_What the exercise asks_
Print, word for word, the opening line of the data below and every line after it through the line that contains "const BLUE = '#0000ff', RED = '#ff0000';", but not the pictures.

_Information provided_
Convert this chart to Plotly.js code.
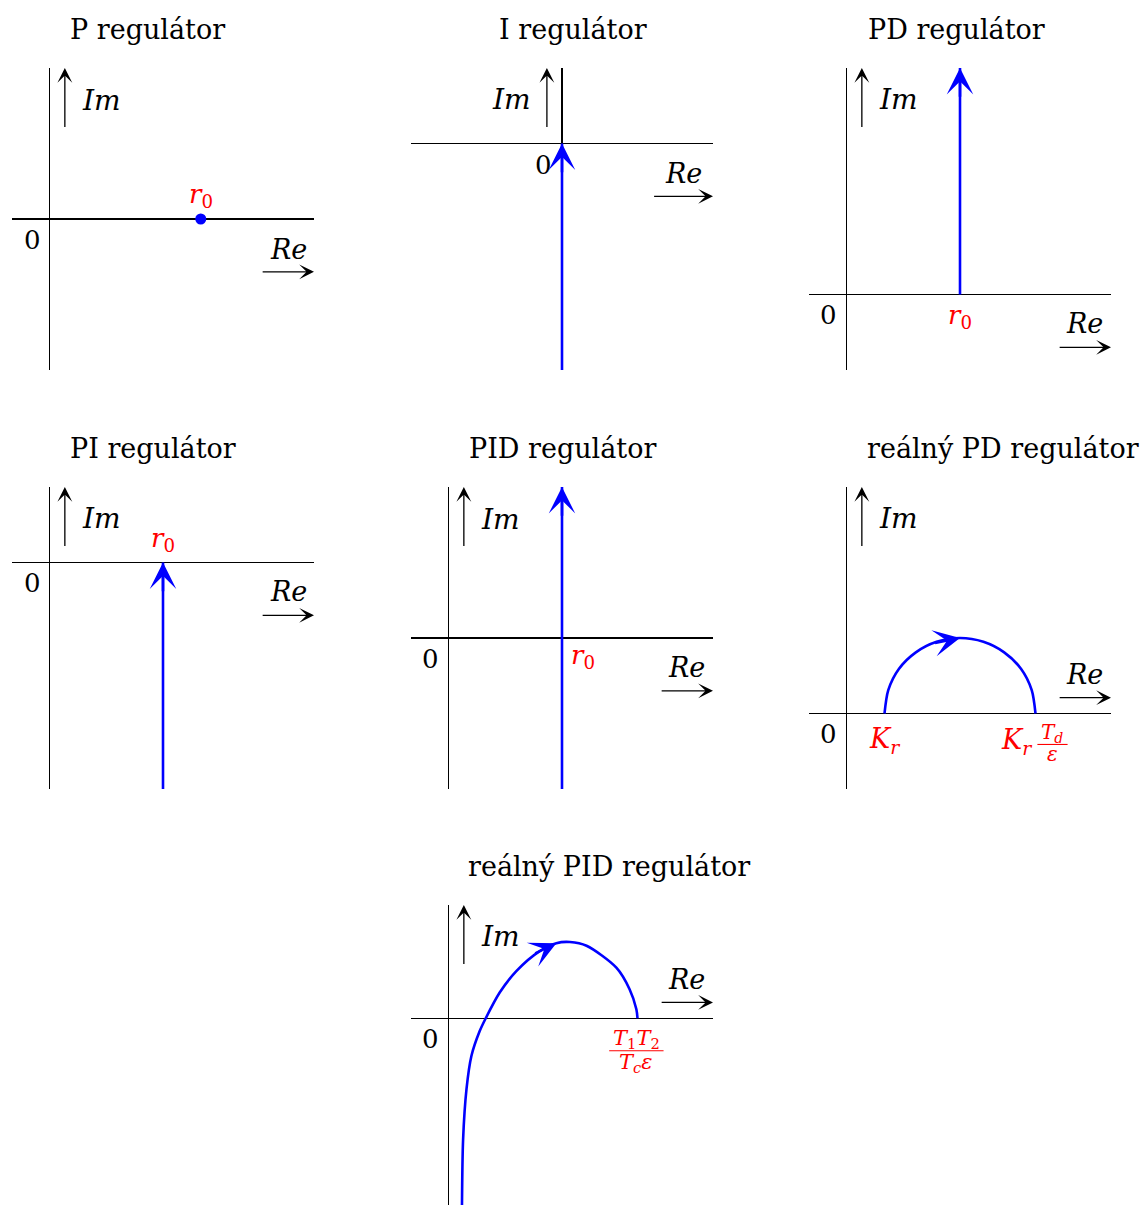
<!DOCTYPE html>
<html>
<head>
<meta charset="utf-8">
<script src="https://cdn.plot.ly/plotly-3.0.1.min.js"></script>
<style>html,body{margin:0;padding:0;background:#fff}</style>
</head>
<body>
<div id="chart" style="width:1146px;height:1205px"></div>
<script>
// Panel titles
const titles = ['P regulátor', 'I regulátor', 'PD regulátor', 'PI regulátor',
                'PID regulátor', 'reálný PD regulátor', 'reálný PID regulátor'];

// Frequency characteristics in the complex plane (Re, Im)
const pRe = [4];         const pIm = [0];
const iRe = [0, 0];      const iIm = [-6, 0];
const pdRe = [3, 3];     const pdIm = [0, 6];
const piRe = [3, 3];     const piIm = [-6, 0];
const pidRe = [3, 3];    const pidIm = [-4, 4];
const realPdRe = [1, 1.1, 1.38, 1.83, 2.38, 3, 3.62, 4.17, 4.62, 4.9, 5];
const realPdIm = [0, 0.62, 1.18, 1.62, 1.9, 2, 1.9, 1.62, 1.18, 0.62, 0];
const realPidRe = [0.35, 0.38, 0.47, 0.6, 0.82, 0.98, 1.35, 1.79, 2.41, 2.85, 3.21, 3.65, 4.44, 4.79, 4.97, 5];
const realPidIm = [-5, -3.21, -1.88, -1.0, -0.34, 0, 0.68, 1.25, 1.78, 1.99, 2.02, 1.92, 1.34, 0.77, 0.24, 0];

// Point labels
const r0Text = '<i>r</i><sub>0</sub>';
const krText = '<i>K</i><sub><i>r</i></sub>';
const tdNum = '<i>T</i><sub><i>d</i></sub>';
const tdDen = '<i>ε</i>';
const pidNum = '<i>T</i><sub>1</sub><i>T</i><sub>2</sub>';
const pidDen = '<i>T</i><sub><i>c</i></sub><i>ε</i>';

const W = 1146, H = 1205, U = 37.75;
const SERIF = 'DejaVu Serif, serif';
const BLUE = '#0000ff', RED = '#ff0000';

// Panel frames (pixel box, axis ranges, axis-arrow placement)
const panels = [
  {box: [12, 314, 68, 370],   xr: [-1, 7], yr: [-4, 4], imX: 0.4,  im: [2.4, 4], imL: [0.8, 3.15, 'left'],   reY: -1.4, re: [5.6, 7], reL: [6.33, -0.8], zero: [-0.45, -0.56], tx: 68,  ty: 29},
  {box: [411, 713, 68, 370],  xr: [-4, 4], yr: [-6, 2], imX: -0.4, im: [0.4, 2], imL: [-0.78, 1.17, 'right'], reY: -1.4, re: [2.4, 4], reL: [3.23, -0.8], zero: [-0.5, -0.56],  tx: 497, ty: 29},
  {box: [809, 1111, 68, 370], xr: [-1, 7], yr: [-2, 6], imX: 0.4,  im: [4.4, 6], imL: [0.8, 5.17, 'left'],   reY: -1.4, re: [5.6, 7], reL: [6.3, -0.77], zero: [-0.48, -0.53], tx: 866, ty: 29},
  {box: [12, 314, 487, 789],  xr: [-1, 7], yr: [-6, 2], imX: 0.4,  im: [0.4, 2], imL: [0.8, 1.17, 'left'],   reY: -1.4, re: [5.6, 7], reL: [6.33, -0.77], zero: [-0.45, -0.53], tx: 68,  ty: 448},
  {box: [411, 713, 487, 789], xr: [-1, 7], yr: [-4, 4], imX: 0.4,  im: [2.4, 4], imL: [0.8, 3.15, 'left'],   reY: -1.4, re: [5.6, 7], reL: [6.3, -0.77], zero: [-0.48, -0.56], tx: 467, ty: 448},
  {box: [809, 1111, 487, 789],xr: [-1, 7], yr: [-2, 6], imX: 0.4,  im: [4.4, 6], imL: [0.8, 5.17, 'left'],   reY: 0.42, re: [5.6, 7], reL: [6.3, 1.03],  zero: [-0.48, -0.53], tx: 865, ty: 448},
  {box: [411, 713, 905, 1205],xr: [-1, 7], yr: [-300 / U + 3, 3], imX: 0.4, im: [1.4, 3], imL: [0.8, 2.17, 'left'], reY: 0.42, re: [5.6, 7], reL: [6.3, 1.03], zero: [-0.48, -0.56], tx: 466, ty: 866}
];

const layout = {
  width: W, height: H,
  margin: {l: 0, r: 0, t: 0, b: 0},
  paper_bgcolor: '#fff', plot_bgcolor: 'rgba(0,0,0,0)',
  showlegend: false,
  annotations: [],
  shapes: []
};

function ax(i) { return i === 0 ? '' : String(i + 1); }

panels.forEach((p, i) => {
  const k = ax(i);
  const [L, R, T, B] = p.box;
  const common = {
    showgrid: false, showticklabels: false, ticks: '', showline: false,
    zeroline: true, zerolinecolor: '#000', zerolinewidth: 1.3, fixedrange: true
  };
  layout['xaxis' + k] = Object.assign({}, common, {
    domain: [L / W, R / W], range: p.xr, anchor: 'y' + k
  });
  layout['yaxis' + k] = Object.assign({}, common, {
    domain: [1 - B / H, 1 - T / H], range: p.yr, anchor: 'x' + k
  });
  const xref = 'x' + k, yref = 'y' + k;
  const A = layout.annotations;
  // Title
  A.push({xref: 'paper', yref: 'paper', x: p.tx / W, y: 1 - p.ty / H, xanchor: 'left', yanchor: 'middle',
          text: titles[i], showarrow: false, font: {family: SERIF, size: 27, color: '#000'}});
  // Im arrow + label
  A.push({xref, yref, axref: xref, ayref: yref, x: p.imX, y: p.im[1], ax: p.imX, ay: p.im[0],
          text: '', showarrow: true, arrowhead: 3, arrowsize: 1.9, arrowwidth: 1.3, arrowcolor: '#000', standoff: 0});
  A.push({xref, yref, x: p.imL[0], y: p.imL[1], xanchor: p.imL[2], yanchor: 'middle',
          text: '<i>Im</i>', showarrow: false, font: {family: SERIF, size: 28, color: '#000'}});
  // Re arrow + label
  A.push({xref, yref, axref: xref, ayref: yref, x: p.re[1], y: p.reY, ax: p.re[0], ay: p.reY,
          text: '', showarrow: true, arrowhead: 3, arrowsize: 1.9, arrowwidth: 1.3, arrowcolor: '#000', standoff: 0});
  A.push({xref, yref, x: p.reL[0], y: p.reL[1], xanchor: 'center', yanchor: 'middle',
          text: '<i>Re</i>', showarrow: false, font: {family: SERIF, size: 27, color: '#000'}});
  // Origin label
  A.push({xref, yref, x: p.zero[0], y: p.zero[1], xanchor: 'center', yanchor: 'middle',
          text: '0', showarrow: false, font: {family: SERIF, size: 26, color: '#000'}});
});

function blueLine(x, y, i, shape) {
  const k = ax(i);
  return {type: 'scatter', mode: 'lines', x, y, xaxis: 'x' + k, yaxis: 'y' + k,
          line: {color: BLUE, width: 2.6, shape: shape || 'linear', smoothing: 0.8},
          hoverinfo: 'skip', cliponaxis: false};
}

function blueHead(i, tipX, tipY, tailX, tailY) {
  const k = ax(i);
  layout.annotations.push({xref: 'x' + k, yref: 'y' + k, axref: 'x' + k, ayref: 'y' + k,
    x: tipX, y: tipY, ax: tailX, ay: tailY, text: '', showarrow: true,
    arrowhead: 3, arrowsize: 1.7, arrowwidth: 2.6, arrowcolor: BLUE, standoff: 0});
}

function redLabel(i, x, y, text, size, anchor) {
  const k = ax(i);
  layout.annotations.push({xref: 'x' + k, yref: 'y' + k, x, y, xanchor: anchor || 'center', yanchor: 'middle',
    text, showarrow: false, font: {family: SERIF, size, color: RED}});
}

// Stacked fraction: numerator, bar, denominator
function redFraction(i, x, yNum, yBar, yDen, halfW, num, den, size) {
  const k = ax(i);
  redLabel(i, x, yNum, num, size);
  redLabel(i, x, yDen, den, size);
  layout.shapes.push({type: 'line', xref: 'x' + k, yref: 'y' + k, x0: x - halfW, x1: x + halfW,
    y0: yBar, y1: yBar, line: {color: RED, width: 1.1}});
}

const traces = [];

// P regulator: a single point
traces.push({type: 'scatter', mode: 'markers', x: pRe, y: pIm, xaxis: 'x', yaxis: 'y',
             marker: {color: BLUE, size: 11}, hoverinfo: 'skip', cliponaxis: false});
redLabel(0, pRe[0], pIm[0] + 0.62, r0Text, 26);

// I regulator
traces.push(blueLine(iRe, iIm, 1));
blueHead(1, iRe[1], iIm[1], iRe[1], iIm[1] - 0.8);

// PD regulator
traces.push(blueLine(pdRe, pdIm, 2));
blueHead(2, pdRe[1], pdIm[1], pdRe[1], pdIm[1] - 0.8);
redLabel(2, pdRe[0], pdIm[0] - 0.58, r0Text, 26);

// PI regulator
traces.push(blueLine(piRe, piIm, 3));
blueHead(3, piRe[1], piIm[1], piRe[1], piIm[1] - 0.8);
redLabel(3, piRe[1], piIm[1] + 0.6, r0Text, 26);

// PID regulator
traces.push(blueLine(pidRe, pidIm, 4));
blueHead(4, pidRe[1], pidIm[1], pidRe[1], pidIm[1] - 0.8);
redLabel(4, pidRe[0] + 0.18, -0.5, r0Text, 26, 'left');

// Real PD regulator: semicircle
traces.push(blueLine(realPdRe, realPdIm, 5, 'spline'));
blueHead(5, realPdRe[5], realPdIm[5], 2.3, 1.86);
redLabel(5, realPdRe[0], -0.72, krText, 27);
redLabel(5, 4.5, -0.74, krText, 27);
redFraction(5, 5.45, -0.52, -0.82, -1.08, 0.4, tdNum, tdDen, 20);

// Real PID regulator
traces.push(blueLine(realPidRe, realPidIm, 6, 'spline'));
blueHead(6, realPidRe[9], realPidIm[9], 2.25, 1.7);
redFraction(6, realPidRe[realPidRe.length - 1] - 0.03, -0.56, -0.86, -1.19, 0.72, pidNum, pidDen, 21);

Plotly.newPlot('chart', traces, layout, {staticPlot: true, displayModeBar: false});
</script>
</body>
</html>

_Exercise response_
Convert this chart to Plotly.js code.
<!DOCTYPE html>
<html>
<head>
<meta charset="utf-8">
<script src="https://cdn.plot.ly/plotly-3.0.1.min.js"></script>
<style>html,body{margin:0;padding:0;background:#fff}</style>
</head>
<body>
<div id="chart" style="width:1146px;height:1205px"></div>
<script>
// Panel titles
const titles = ['P regulátor', 'I regulátor', 'PD regulátor', 'PI regulátor',
                'PID regulátor', 'reálný PD regulátor', 'reálný PID regulátor'];

// Frequency characteristics in the complex plane (Re, Im)
const pRe = [4];         const pIm = [0];
const iRe = [0, 0];      const iIm = [-6, 0];
const pdRe = [3, 3];     const pdIm = [0, 6];
const piRe = [3, 3];     const piIm = [-6, 0];
const pidRe = [3, 3];    const pidIm = [-4, 4];
const realPdRe = [1, 1.1, 1.38, 1.83, 2.38, 3, 3.62, 4.17, 4.62, 4.9, 5];
const realPdIm = [0, 0.62, 1.18, 1.62, 1.9, 2, 1.9, 1.62, 1.18, 0.62, 0];
const realPidRe = [0.35, 0.38, 0.47, 0.6, 0.82, 0.98, 1.35, 1.79, 2.41, 2.85, 3.21, 3.65, 4.44, 4.79, 4.97, 5];
const realPidIm = [-5, -3.21, -1.88, -1.0, -0.34, 0, 0.68, 1.25, 1.78, 1.99, 2.02, 1.92, 1.34, 0.77, 0.24, 0];

// Point labels
const r0Text = '<i>r</i><sub>0</sub>';
const krText = '<i>K</i><sub><i>r</i></sub>';
const tdNum = '<i>T</i><sub><i>d</i></sub>';
const tdDen = '<i>ε</i>';
const pidNum = '<i>T</i><sub>1</sub><i>T</i><sub>2</sub>';
const pidDen = '<i>T</i><sub><i>c</i></sub><i>ε</i>';

const W = 1146, H = 1205, U = 37.75;
const SERIF = 'DejaVu Serif, serif';
const BLUE = '#0000ff', RED = '#ff0000';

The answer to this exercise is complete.